** BEGIN Data records **
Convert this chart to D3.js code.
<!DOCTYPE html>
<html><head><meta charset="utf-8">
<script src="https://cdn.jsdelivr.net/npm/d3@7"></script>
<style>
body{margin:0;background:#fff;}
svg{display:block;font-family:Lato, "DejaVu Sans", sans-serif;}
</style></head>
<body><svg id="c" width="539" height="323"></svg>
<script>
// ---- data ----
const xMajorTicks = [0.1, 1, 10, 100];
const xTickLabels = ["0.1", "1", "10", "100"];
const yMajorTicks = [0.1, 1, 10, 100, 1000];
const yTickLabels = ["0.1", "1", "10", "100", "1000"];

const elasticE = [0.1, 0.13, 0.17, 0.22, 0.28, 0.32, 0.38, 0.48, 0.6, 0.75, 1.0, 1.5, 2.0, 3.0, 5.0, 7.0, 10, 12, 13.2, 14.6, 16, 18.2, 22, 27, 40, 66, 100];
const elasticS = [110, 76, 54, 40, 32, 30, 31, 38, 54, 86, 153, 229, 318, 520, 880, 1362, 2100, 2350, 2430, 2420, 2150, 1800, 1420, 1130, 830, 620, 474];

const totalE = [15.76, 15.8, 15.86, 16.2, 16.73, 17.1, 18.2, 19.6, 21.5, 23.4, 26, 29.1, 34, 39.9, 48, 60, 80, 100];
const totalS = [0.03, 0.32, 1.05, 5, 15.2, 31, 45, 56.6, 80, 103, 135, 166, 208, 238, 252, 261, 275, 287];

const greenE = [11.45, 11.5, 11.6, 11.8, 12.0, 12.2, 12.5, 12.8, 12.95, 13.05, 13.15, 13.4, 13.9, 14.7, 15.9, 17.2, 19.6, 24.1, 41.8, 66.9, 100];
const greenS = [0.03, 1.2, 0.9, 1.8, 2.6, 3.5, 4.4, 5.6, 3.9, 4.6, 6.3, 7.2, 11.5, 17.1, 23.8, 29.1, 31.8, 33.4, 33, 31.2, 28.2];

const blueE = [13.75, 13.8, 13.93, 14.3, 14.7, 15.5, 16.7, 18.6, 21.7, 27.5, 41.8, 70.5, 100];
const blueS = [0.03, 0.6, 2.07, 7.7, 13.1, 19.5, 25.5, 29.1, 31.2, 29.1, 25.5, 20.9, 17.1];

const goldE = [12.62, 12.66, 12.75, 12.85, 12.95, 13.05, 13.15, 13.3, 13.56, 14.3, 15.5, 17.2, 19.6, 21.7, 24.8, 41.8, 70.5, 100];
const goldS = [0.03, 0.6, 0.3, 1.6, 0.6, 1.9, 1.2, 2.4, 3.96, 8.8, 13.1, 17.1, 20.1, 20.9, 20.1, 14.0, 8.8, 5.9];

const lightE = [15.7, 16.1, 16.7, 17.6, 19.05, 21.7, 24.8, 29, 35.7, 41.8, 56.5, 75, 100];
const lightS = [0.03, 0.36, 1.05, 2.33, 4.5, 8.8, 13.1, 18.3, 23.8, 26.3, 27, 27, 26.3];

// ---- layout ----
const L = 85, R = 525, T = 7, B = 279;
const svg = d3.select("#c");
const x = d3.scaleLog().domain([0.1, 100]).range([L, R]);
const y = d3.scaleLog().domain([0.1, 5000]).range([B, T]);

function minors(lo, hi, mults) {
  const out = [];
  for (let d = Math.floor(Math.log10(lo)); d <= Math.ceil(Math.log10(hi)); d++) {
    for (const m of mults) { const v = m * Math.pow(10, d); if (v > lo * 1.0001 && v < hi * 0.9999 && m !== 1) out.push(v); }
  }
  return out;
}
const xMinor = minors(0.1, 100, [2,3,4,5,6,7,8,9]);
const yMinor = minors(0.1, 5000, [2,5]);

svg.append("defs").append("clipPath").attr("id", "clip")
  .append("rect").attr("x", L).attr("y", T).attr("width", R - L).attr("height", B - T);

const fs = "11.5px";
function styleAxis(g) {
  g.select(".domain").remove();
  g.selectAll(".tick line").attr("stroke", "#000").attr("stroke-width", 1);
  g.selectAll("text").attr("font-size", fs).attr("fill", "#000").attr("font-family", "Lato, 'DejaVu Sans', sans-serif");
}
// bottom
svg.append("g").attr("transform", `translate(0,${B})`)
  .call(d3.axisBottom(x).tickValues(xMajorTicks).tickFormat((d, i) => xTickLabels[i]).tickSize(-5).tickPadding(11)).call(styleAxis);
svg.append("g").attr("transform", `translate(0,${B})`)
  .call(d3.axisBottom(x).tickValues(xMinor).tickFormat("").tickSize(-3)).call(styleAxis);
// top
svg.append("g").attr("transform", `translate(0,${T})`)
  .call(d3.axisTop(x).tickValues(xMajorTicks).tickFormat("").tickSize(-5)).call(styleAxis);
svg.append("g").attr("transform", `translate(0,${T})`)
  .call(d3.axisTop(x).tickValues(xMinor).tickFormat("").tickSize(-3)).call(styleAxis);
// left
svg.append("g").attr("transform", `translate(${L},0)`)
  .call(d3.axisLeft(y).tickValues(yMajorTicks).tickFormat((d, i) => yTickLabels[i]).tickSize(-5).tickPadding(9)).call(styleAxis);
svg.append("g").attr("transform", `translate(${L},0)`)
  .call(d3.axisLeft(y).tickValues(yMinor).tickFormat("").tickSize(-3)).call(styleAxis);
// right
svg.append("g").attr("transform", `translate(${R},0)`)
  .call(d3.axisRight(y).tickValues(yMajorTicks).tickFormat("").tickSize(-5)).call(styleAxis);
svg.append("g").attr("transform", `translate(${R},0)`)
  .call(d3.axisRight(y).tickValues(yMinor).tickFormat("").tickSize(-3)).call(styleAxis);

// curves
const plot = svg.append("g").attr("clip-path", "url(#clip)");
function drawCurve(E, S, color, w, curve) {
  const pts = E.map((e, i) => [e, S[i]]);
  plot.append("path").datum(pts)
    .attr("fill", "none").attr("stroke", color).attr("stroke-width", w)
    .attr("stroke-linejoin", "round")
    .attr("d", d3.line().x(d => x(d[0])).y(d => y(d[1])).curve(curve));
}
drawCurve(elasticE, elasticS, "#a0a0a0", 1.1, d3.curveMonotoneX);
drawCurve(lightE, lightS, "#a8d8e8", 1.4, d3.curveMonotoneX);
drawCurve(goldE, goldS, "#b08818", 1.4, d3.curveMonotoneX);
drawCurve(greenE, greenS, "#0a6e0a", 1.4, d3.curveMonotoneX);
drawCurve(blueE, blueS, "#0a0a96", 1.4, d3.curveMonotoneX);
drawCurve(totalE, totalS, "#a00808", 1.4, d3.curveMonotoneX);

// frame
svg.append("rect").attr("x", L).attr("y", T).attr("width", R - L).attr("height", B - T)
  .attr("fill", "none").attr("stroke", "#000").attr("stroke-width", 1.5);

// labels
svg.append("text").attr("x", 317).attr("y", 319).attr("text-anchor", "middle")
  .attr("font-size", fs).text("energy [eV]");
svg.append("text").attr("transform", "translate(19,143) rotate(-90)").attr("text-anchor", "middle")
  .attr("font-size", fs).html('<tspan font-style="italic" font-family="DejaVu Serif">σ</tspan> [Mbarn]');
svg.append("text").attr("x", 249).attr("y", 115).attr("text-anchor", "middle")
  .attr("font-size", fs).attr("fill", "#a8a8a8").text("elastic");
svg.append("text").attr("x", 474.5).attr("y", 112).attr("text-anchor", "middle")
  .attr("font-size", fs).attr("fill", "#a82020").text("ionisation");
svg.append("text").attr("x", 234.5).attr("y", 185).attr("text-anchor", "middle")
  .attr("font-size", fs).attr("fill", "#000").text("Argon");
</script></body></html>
** END Data records **
** BEGIN Data records **
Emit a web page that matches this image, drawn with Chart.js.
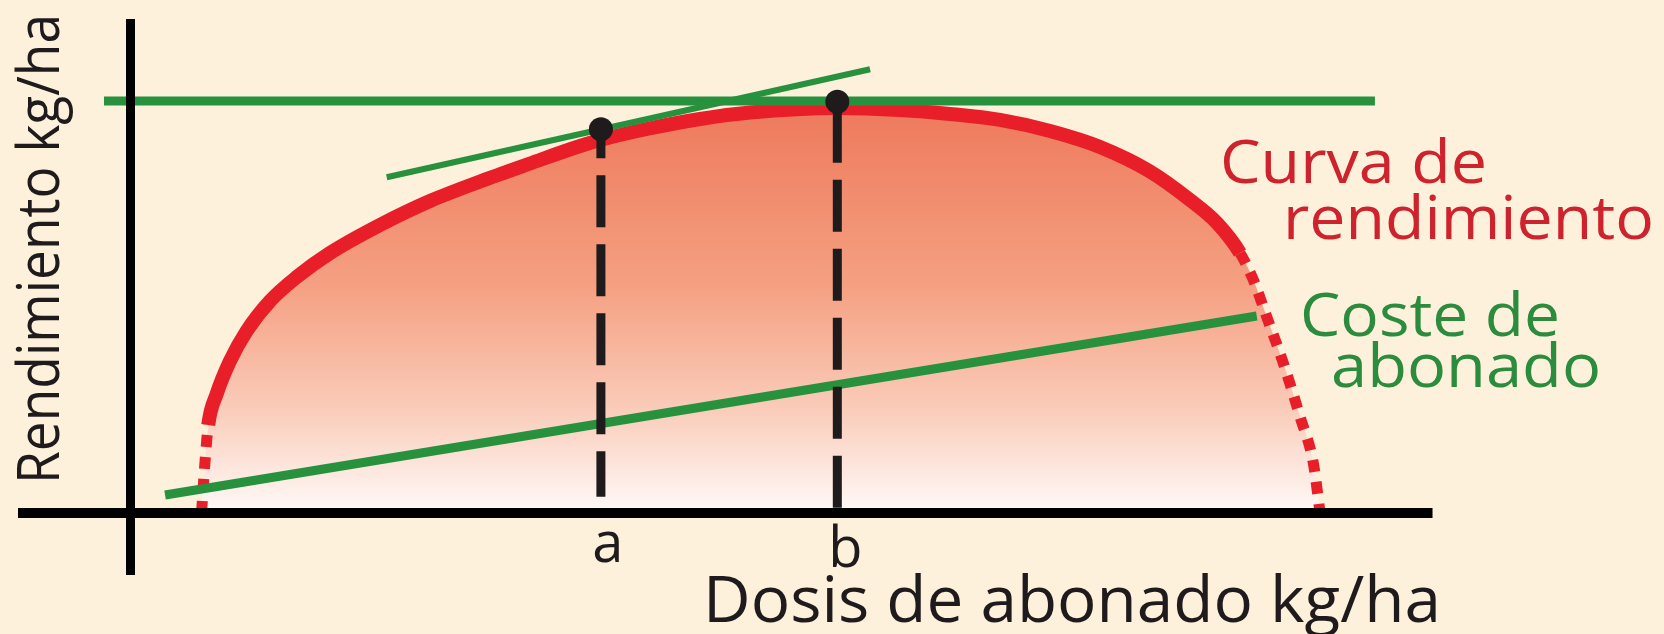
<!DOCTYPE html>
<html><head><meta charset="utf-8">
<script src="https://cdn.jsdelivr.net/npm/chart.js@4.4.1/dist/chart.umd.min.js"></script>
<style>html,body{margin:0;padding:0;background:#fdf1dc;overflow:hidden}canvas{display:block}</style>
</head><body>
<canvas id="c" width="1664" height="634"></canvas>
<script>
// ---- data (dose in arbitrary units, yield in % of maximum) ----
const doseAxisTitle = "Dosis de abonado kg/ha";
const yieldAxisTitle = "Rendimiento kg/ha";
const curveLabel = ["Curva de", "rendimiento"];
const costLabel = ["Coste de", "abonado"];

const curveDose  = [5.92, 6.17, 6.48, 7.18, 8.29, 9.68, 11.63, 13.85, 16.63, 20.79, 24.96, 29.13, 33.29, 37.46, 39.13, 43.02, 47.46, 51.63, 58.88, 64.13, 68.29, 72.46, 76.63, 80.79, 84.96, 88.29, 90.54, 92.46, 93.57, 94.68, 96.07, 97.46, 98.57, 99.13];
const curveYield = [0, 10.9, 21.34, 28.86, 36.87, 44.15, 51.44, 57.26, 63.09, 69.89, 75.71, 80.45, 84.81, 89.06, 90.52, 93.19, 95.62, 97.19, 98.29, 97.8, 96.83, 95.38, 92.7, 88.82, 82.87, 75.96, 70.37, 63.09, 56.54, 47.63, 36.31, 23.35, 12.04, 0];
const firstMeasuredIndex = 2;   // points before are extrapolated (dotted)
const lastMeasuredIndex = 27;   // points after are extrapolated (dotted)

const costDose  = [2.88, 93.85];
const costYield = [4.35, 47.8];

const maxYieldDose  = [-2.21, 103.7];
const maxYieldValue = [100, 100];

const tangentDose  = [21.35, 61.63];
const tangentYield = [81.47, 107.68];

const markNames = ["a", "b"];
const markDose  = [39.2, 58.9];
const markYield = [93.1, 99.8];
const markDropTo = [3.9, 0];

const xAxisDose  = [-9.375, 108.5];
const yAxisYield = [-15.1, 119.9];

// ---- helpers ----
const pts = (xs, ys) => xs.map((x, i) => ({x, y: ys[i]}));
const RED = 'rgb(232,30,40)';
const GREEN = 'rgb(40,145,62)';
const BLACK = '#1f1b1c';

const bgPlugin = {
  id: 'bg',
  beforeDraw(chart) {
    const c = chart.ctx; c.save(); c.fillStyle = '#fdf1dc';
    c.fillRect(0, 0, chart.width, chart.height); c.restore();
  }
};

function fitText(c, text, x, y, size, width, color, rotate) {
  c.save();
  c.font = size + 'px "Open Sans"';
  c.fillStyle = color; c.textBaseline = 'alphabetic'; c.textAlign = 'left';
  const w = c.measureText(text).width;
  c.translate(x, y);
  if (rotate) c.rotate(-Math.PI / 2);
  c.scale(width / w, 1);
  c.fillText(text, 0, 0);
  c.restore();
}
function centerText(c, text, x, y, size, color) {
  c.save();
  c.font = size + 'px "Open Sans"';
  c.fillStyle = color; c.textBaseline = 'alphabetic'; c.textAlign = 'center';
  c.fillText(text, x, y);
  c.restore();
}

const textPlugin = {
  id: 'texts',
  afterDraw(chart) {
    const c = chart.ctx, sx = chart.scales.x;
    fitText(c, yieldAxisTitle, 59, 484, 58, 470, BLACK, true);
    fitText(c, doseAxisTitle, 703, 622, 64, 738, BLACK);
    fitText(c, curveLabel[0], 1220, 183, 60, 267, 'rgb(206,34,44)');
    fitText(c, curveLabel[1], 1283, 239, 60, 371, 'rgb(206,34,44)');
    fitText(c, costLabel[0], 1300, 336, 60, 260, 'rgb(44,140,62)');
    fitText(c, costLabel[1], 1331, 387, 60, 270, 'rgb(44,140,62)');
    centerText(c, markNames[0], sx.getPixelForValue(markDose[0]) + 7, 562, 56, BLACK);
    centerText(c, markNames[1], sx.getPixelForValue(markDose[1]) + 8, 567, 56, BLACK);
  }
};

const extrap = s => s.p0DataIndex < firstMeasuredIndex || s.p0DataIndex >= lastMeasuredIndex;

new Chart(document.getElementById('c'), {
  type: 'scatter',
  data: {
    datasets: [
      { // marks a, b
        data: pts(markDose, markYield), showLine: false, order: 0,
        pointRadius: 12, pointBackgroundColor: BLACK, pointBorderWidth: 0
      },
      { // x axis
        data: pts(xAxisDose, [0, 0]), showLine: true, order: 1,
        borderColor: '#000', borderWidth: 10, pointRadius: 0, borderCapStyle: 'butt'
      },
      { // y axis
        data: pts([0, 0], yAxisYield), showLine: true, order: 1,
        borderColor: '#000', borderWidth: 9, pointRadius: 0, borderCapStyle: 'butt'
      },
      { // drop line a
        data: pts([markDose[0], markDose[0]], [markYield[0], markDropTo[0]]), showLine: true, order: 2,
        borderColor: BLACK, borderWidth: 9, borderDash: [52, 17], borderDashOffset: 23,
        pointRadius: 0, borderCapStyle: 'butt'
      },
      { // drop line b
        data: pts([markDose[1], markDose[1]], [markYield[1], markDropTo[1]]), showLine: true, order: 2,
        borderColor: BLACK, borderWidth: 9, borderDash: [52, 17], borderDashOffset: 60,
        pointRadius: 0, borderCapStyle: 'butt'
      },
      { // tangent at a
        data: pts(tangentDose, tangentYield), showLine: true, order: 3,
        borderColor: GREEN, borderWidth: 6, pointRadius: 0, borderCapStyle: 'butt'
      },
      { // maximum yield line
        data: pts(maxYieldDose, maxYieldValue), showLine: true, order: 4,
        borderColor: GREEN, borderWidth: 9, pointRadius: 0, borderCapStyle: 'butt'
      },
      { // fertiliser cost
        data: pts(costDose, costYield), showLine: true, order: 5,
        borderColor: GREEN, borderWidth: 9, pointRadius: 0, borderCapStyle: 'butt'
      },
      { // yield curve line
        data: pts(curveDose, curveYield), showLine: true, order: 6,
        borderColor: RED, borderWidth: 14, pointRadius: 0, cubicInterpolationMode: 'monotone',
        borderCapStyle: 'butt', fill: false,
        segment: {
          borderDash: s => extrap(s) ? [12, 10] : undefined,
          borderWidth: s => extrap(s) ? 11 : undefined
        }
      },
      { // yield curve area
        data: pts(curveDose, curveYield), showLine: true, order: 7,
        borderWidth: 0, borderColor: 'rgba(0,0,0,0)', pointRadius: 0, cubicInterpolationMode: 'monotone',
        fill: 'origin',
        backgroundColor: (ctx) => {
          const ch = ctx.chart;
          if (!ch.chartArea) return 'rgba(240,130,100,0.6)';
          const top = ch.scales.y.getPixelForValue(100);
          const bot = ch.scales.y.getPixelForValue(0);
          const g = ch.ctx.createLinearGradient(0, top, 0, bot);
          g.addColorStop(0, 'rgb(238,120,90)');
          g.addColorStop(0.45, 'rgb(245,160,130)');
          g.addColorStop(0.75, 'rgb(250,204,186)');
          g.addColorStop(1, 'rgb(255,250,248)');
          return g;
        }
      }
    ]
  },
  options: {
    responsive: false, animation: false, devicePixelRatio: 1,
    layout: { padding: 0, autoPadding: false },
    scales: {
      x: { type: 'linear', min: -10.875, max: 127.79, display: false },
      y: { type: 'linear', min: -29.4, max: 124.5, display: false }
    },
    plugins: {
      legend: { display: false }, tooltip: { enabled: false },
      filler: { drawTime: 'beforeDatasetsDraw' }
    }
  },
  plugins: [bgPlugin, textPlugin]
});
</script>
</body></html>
** END Data records **
Direction
Pick out each line in the material containing "this".

Solution to the exercise
Convert this chart to D3.js code.
Emit a web page that matches this image, drawn with Chart.js.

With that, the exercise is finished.